The residents of South Sudan have voted almost unanimously in favor of secession. President Omar Bashir has said that he would react to the new country’s creation by modifying Sudan’s constitution so that Sharia is the only law of the land and Arabic the only language. The U.S. has a potential new ally in South Sudan, but the Bashir regime is now more radicalized and will try to undermine its neighbors with the help of Islamist allies.
Faith McDonnell, the Director of Religious Liberty Programs and Church Alliance for a New Sudan at the Institute on Religion and Democracy, told FrontPage that South Sudan will be a pro-Western secular democracy with religious freedom.
“South Sudan’s independence means that a people who fought against jihad and forced Islamization/Arabization have won. They have rolled back the plan to impose Sharia, they have refused to be dhimmis, at great coast,” McDonnell said.
President Bashir says that his country will now be based strictly on Sharia law, a move intended to appease the Muslim Brotherhood and other radical Islamic forces inside his country that have turned on him. His former ally, Hasan al-Turabi, was arrested shortly following the referendum after he said the government could be overthrown as has just happened in Tunisia. An estimated 300 supporters of al-Turabi protested his arrest and were dispersed by the security forces.
The internal opposition that the Bashir regime faces is forcing it to take an aggressive stance. A successful South Sudan will inspire the opposition that exists throughout the country, especially the youth who “hate the regime and want freedom and democracy,” McDonnell said. The Sudanese regime should be expected to undermine its new neighbor through the use of non-state actors and possibly direct confrontation.
Bashir has already said war would erupt if the tribes of the oil-rich Abyei Province declared they are joining the South. The province’s vote on whether to become part of the new country has been delayed because of disputes over voter eligibility and those disputes could result in fighting. The Bashir regime is also unlikely to allow the crucial province to leave. It has also warned of war if South Sudan harbors militants fighting in Darfur, setting up a possible pretext for confrontation.
South Sudan as its independence is seen as a theft of Muslim land by the West. It is not inconceivable that the Bashir regime will ally with these terrorists as it has done so in the past to undermine South Sudan and please al-Turabi and the like. In fact, an intelligence report from 2006 claimed that about 15 members of Al-Qaeda were training the regime-sponsored Janjaweed militia in Darfur.
Bashir’s Sudan will also become even closer to Iran, which is eager to extend its reach into East Africa. The Iranian regime opposed the referendum and said it would help Sudan ensure its territorial integrity. Bashir can count on Iran to help him undermine South Sudan as it stands in the way of the Islamic Revolution.
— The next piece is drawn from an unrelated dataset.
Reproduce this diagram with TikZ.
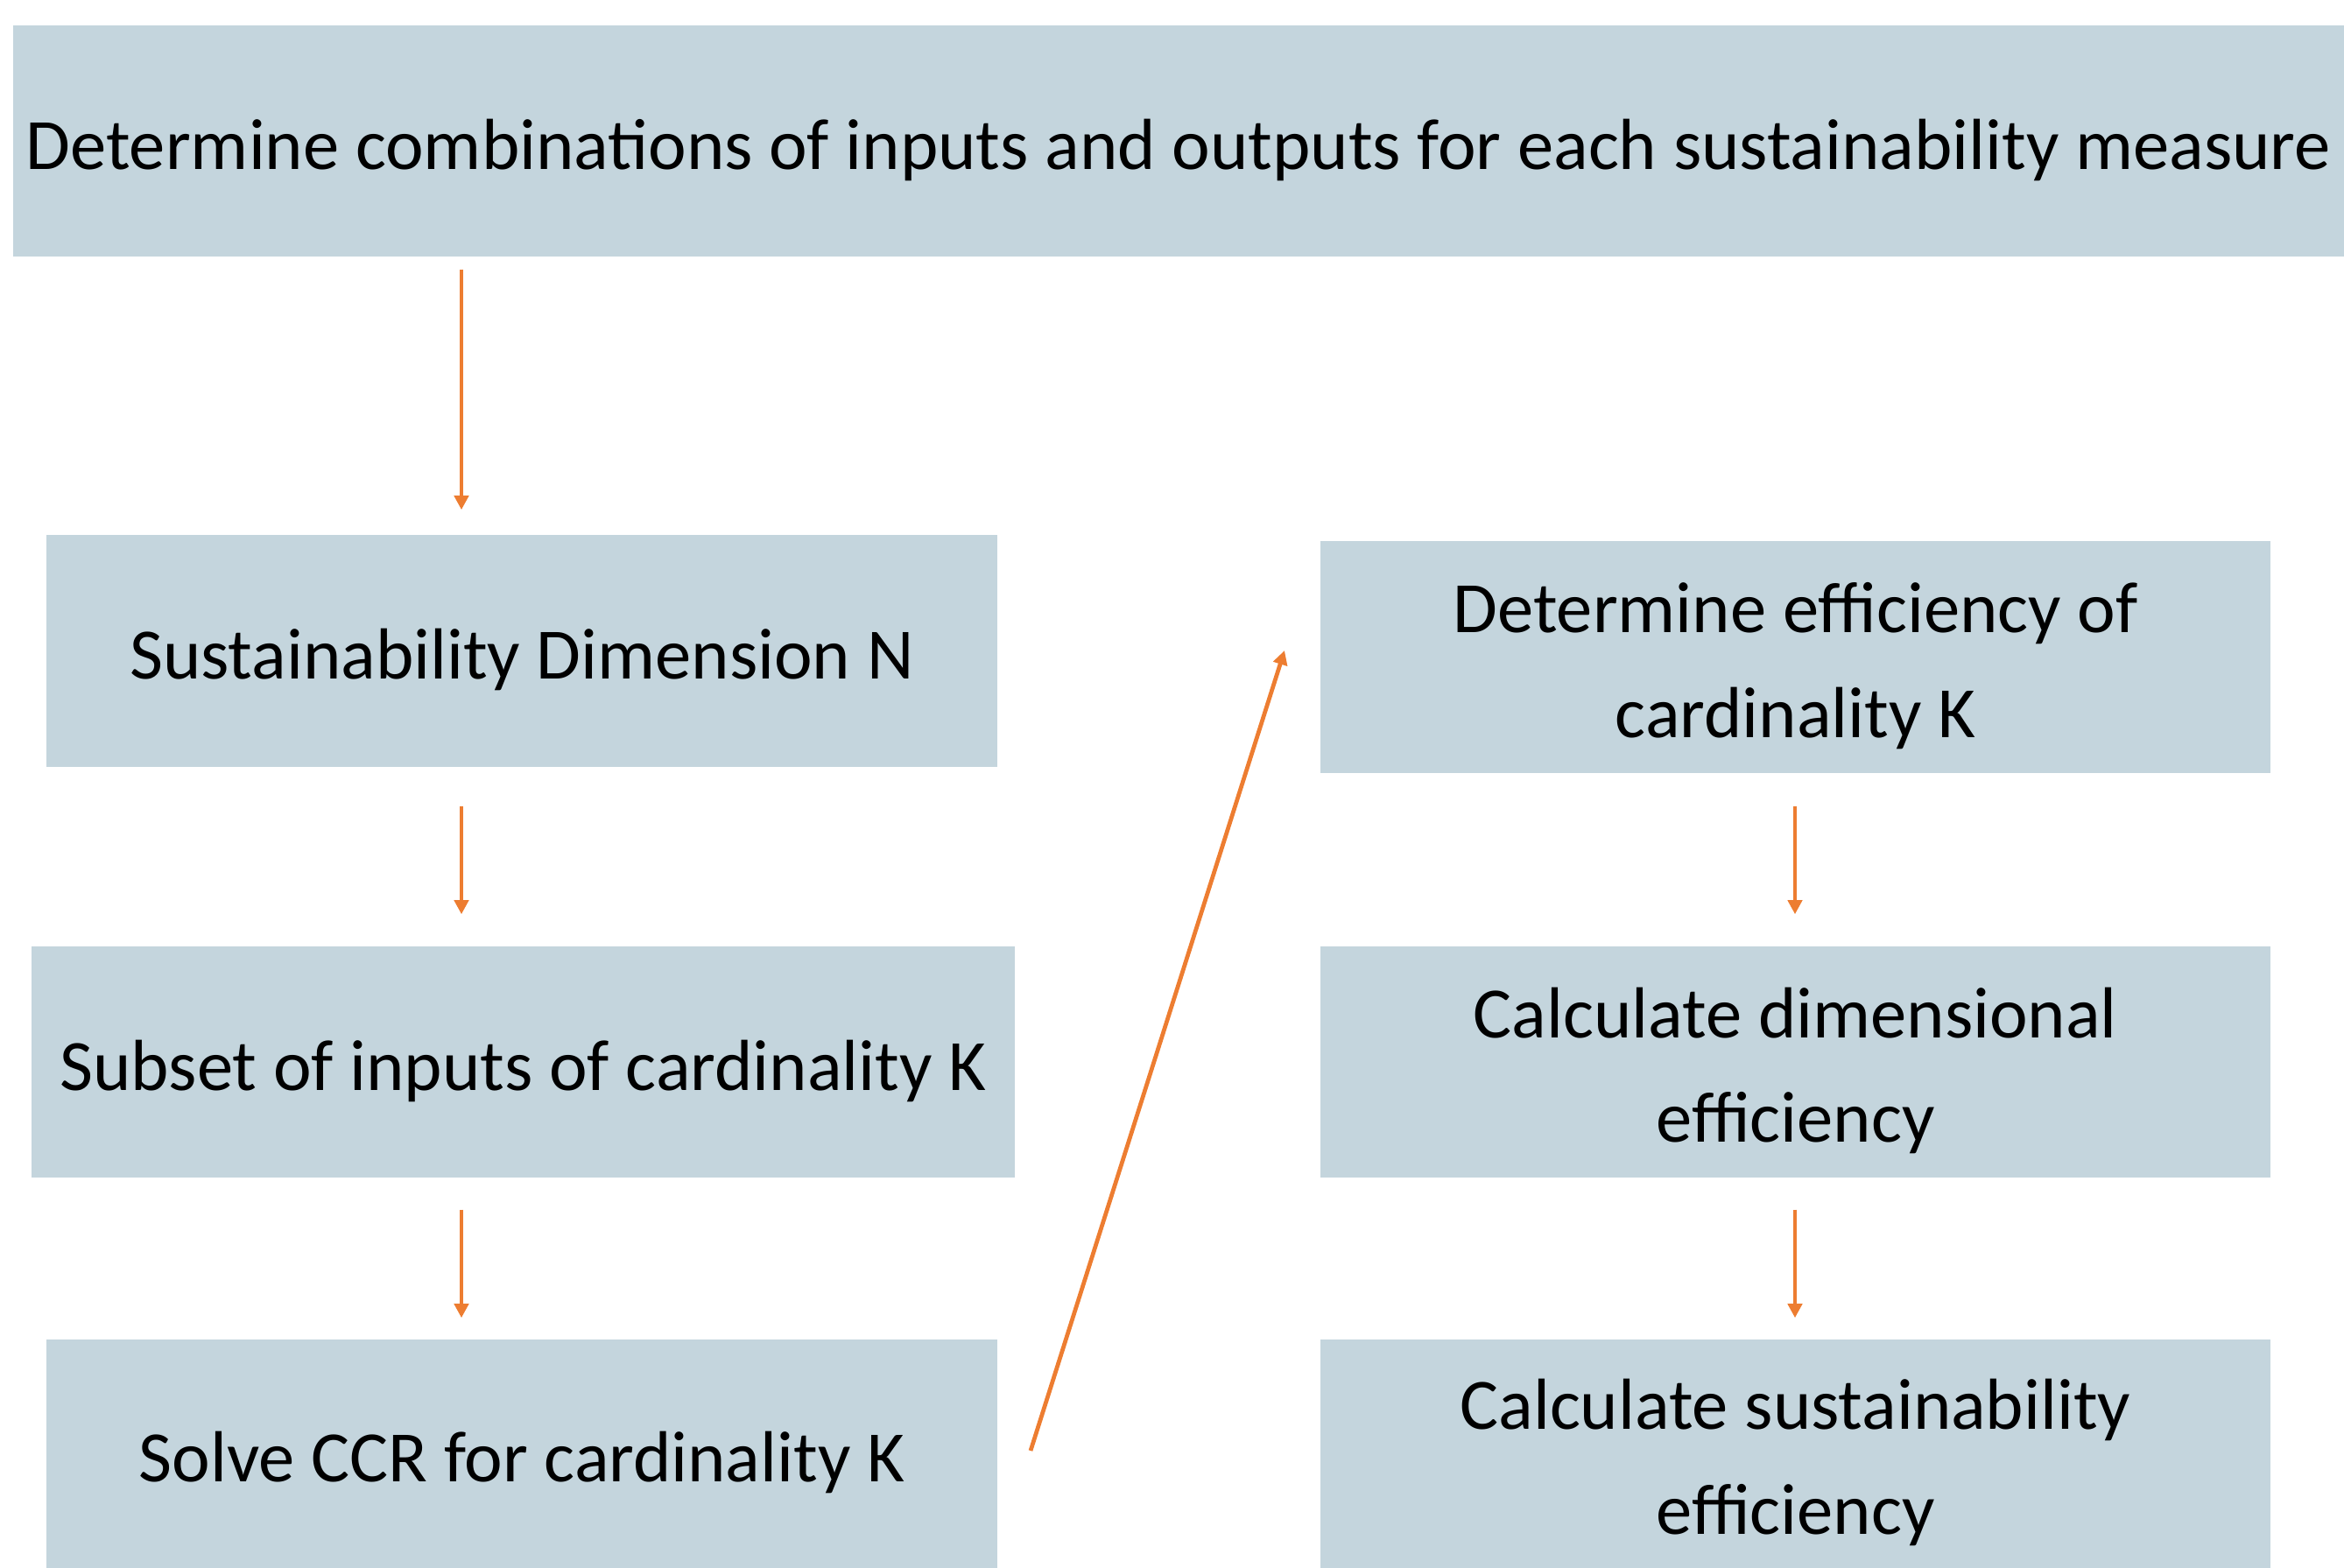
\documentclass[tikz,border=0pt]{standalone}
\usepackage{fontspec}
\setmainfont{Carlito}
\usetikzlibrary{arrows.meta}
\definecolor{boxfill}{RGB}{196,213,221}
\definecolor{flow}{RGB}{237,125,49}
\begin{document}
\begin{tikzpicture}[x=0.01cm,y=-0.01cm,
  stepbox/.style={fill=boxfill, draw=none, inner sep=0pt},
  steptext/.style={align=center, inner sep=0pt, yshift=-0.1cm,
    font=\fontsize{23.5}{34}\selectfont, text=black},
  arr/.style={draw=flow, line width=1.35pt,
    -{Triangle[width=4.6pt,length=4.6pt]}}]
  \useasboundingbox (0,0) rectangle (2677,1791);
  % process boxes (pixel-sized), text set slightly below centre
  \node[stepbox, minimum width=2662*0.01cm, minimum height=264*0.01cm,
    label={[steptext]center:Determine combinations of inputs and outputs for each sustainability measure}] (top) at (1346,161) {};
  \node[stepbox, minimum width=1086*0.01cm, minimum height=265*0.01cm,
    label={[steptext]center:Sustainability Dimension N}] (sdn) at (596,743.5) {};
  \node[stepbox, minimum width=1123*0.01cm, minimum height=264*0.01cm,
    label={[steptext]center:Subset of inputs of cardinality K}] (sub) at (597.5,1213) {};
  \node[stepbox, minimum width=1086*0.01cm, minimum height=261*0.01cm,
    label={[steptext]center:Solve CCR for cardinality K}] (ccr) at (596,1660.5) {};
  \node[stepbox, minimum width=1085*0.01cm, minimum height=265*0.01cm,
    label={[steptext]center:{Determine efficiency of\\cardinality K}}] (eff) at (2050.5,750.5) {};
  \node[stepbox, minimum width=1085*0.01cm, minimum height=264*0.01cm,
    label={[steptext]center:{Calculate dimensional\\efficiency}}] (dim) at (2050.5,1213) {};
  \node[stepbox, minimum width=1085*0.01cm, minimum height=261*0.01cm,
    label={[steptext]center:{Calculate sustainability\\efficiency}}] (sus) at (2050.5,1660.5) {};
  % connector guides
  \coordinate (lx) at (527,0);
  \coordinate (rx) at (2050,0);
  \coordinate (dstart) at (1177,1657);
  \coordinate (dend) at (1467,743);
  % connectors
  \draw[arr, shorten <=0.14cm, shorten >=0.28cm] (top.south -| lx) -- (sdn.north -| lx);
  \draw[arr, shorten <=0.44cm, shorten >=0.36cm] (sdn.south -| lx) -- (sub.north -| lx);
  \draw[arr, shorten <=0.36cm, shorten >=0.24cm] (sub.south -| lx) -- (ccr.north -| lx);
  \draw[arr] (dstart) -- (dend);
  \draw[arr, shorten <=0.37cm, shorten >=0.36cm] (eff.south -| rx) -- (dim.north -| rx);
  \draw[arr, shorten <=0.36cm, shorten >=0.24cm] (dim.south -| rx) -- (sus.north -| rx);
\end{tikzpicture}
\end{document}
The Iranians have grown closer to Eritrea and an expanded presence in Sudan would allow Iran to threaten the Red Sea shipping lanes and the Arabian Peninsula from the west side. Egypt could also be pressured from the south. In April 2009, the Mubarak regime arrested about 50 Hezbollah operatives planning to attack an Israeli site in the country. The interrogations revealed that they planned to send other members to Sudan for training in suicide bombing and other terrorist tactics.
Sudan is also sponsoring Hamas. In January 2009, the regime admitted that a truck convoy that was bombed by the Israelis was transporting Iranian arms to Hamas. The Revolutionary Guards had been managing the supply line from Port Sudan. An opposition newspaper has reported that the Revolutionary Guards is running a factory in Khartoum that is making weapons for Hamas, the Shiite Houthi rebels in Yemen, and unidentified militants in Somalia. The deputy-editor of the newspaper was arrested after the story broke.
The Bashir regime may also be trying to build nuclear weapons or at least assist Iran in doing so. Since at least 1998, it has been known that an Iranian-owned company in Khartoum was acquiring nuclear technology. It is no coincidence that Ayatollah Khamenei was in Sudan when he stated in 2006 that Iran would share nuclear technology with Islamic countries. Khartoum has since officially told the IAEA that it is beginning a nuclear energy program and would build its first reactor by 2020. Agents of the regime have reportedly tried to make contact with the remnants of the A.Q. Khan network over the past year. This is made all the more dangerous by Bashir’s decision to make Sudan a state based solely on Sharia law.
The new country of South Sudan offers the West an opportunity to have an ally to counter Iran’s bloc in East Africa. It will come under attack from a Bashir regime that must not allow it to succeed and terrorists that see its creation as part of a Zionist plot against Islam. The largely Christian and African state of South Sudan will need the West’s help in defending itself against the Islamists, but how far the U.S. is willing to go to provide it remains to be seen.